**Information provided**
+++++

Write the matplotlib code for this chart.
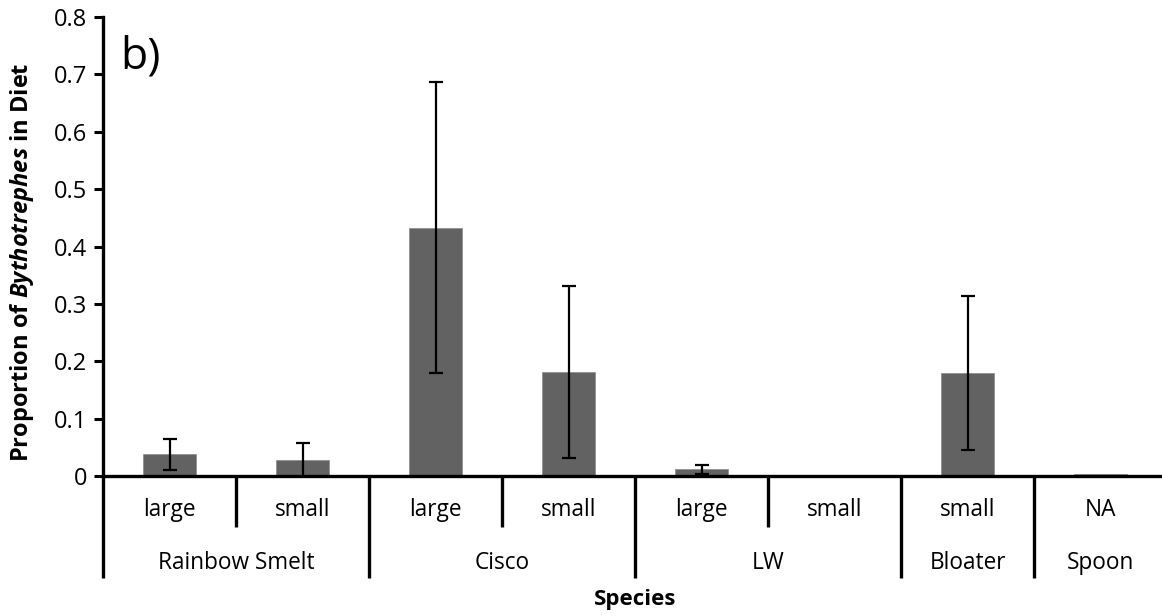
import matplotlib
matplotlib.use("Agg")
import matplotlib.pyplot as plt
import matplotlib.transforms as mtransforms
import numpy as np

plt.rcParams['font.family'] = ['Open Sans', 'DejaVu Sans']
plt.rcParams['mathtext.fontset'] = 'custom'
plt.rcParams['mathtext.bfit'] = 'Open Sans:italic:bold'
plt.rcParams['mathtext.rm'] = 'Open Sans:bold'

# data
groups = ["Rainbow Smelt", "Cisco", "LW", "Bloater", "Spoon"]
group_sizes = [2, 2, 2, 1, 1]
sizes = ["large", "small", "large", "small", "large", "small", "small", "NA"]
means = [0.038, 0.028, 0.433, 0.182, 0.012, 0.0, 0.179, 0.003]
errs = [0.027, 0.030, 0.253, 0.150, 0.008, 0.0, 0.134, 0.0]

W, H = 1162, 616
fig = plt.figure(figsize=(W / 100, H / 100), dpi=100)
x0, y0, x1, y1 = 103, 476, 1167, 17
ax = fig.add_axes([x0 / W, (H - y0) / H, (x1 - x0) / W, (y0 - y1) / H])

n = len(sizes)
x = np.arange(n) + 0.5
ax.bar(x, means, width=0.4, color='#626262', edgecolor='#8a8a8a', linewidth=0.5, zorder=2)

m = np.array(errs) > 0
ax.errorbar(x[m], np.array(means)[m], yerr=np.array(errs)[m], fmt='none',
            ecolor='black', elinewidth=1.6, capsize=5, capthick=1.6, zorder=3)

ax.set_xlim(0, n)
ax.set_ylim(0, 0.8)
ax.set_yticks(np.arange(0, 0.81, 0.1))
ax.set_yticklabels(['0'] + [f'{v:.1f}' for v in np.arange(0.1, 0.81, 0.1)])
ax.tick_params(axis='y', length=6.5, width=2.2, labelsize=17, pad=5)
ax.set_xticks([])
for s in ['top', 'right']:
    ax.spines[s].set_visible(False)
for s in ['left', 'bottom']:
    ax.spines[s].set_linewidth(2.4)

# multi-level category axis
trans = mtransforms.blended_transform_factory(ax.transData, ax.transAxes)
ah = y0 - y1
short = -51 / ah
long = -102 / ah
bounds = np.cumsum([0] + group_sizes)
for i in range(n + 1):
    yb = long if i in bounds else short
    ax.plot([i, i], [0, yb], color='black', lw=2.4, transform=trans,
            clip_on=False, solid_capstyle='butt')
for i, lab in enumerate(sizes):
    ax.text(i + 0.5, -34 / ah, lab, transform=trans, ha='center', va='center', fontsize=16.3)
for g, lab in enumerate(groups):
    c = (bounds[g] + bounds[g + 1]) / 2
    ax.text(c, -87 / ah, lab, transform=trans, ha='center', va='center', fontsize=16.3)

fig.text(635 / W, (H - 600) / H, 'Species', ha='center', va='center',
         fontsize=16, fontweight='bold')
fig.text(22 / W, (H - 262) / H, r'Proportion of $\mathbfit{Bythotrephes}$ in Diet',
         rotation=90, ha='center', va='center', fontsize=17, fontweight='bold')
ax.text(0.13, 0.73, 'b)', transform=ax.transData, fontsize=32, ha='left', va='center')

fig.savefig('out.png', dpi=100)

+++++

**The request**
Repeat exactly and only the lines from the start of the data above through the line that holds "import numpy as np", inclusive. Pictures do not belong in the copy.

**Task solution**
Write the matplotlib code for this chart.
import matplotlib
matplotlib.use("Agg")
import matplotlib.pyplot as plt
import matplotlib.transforms as mtransforms
import numpy as np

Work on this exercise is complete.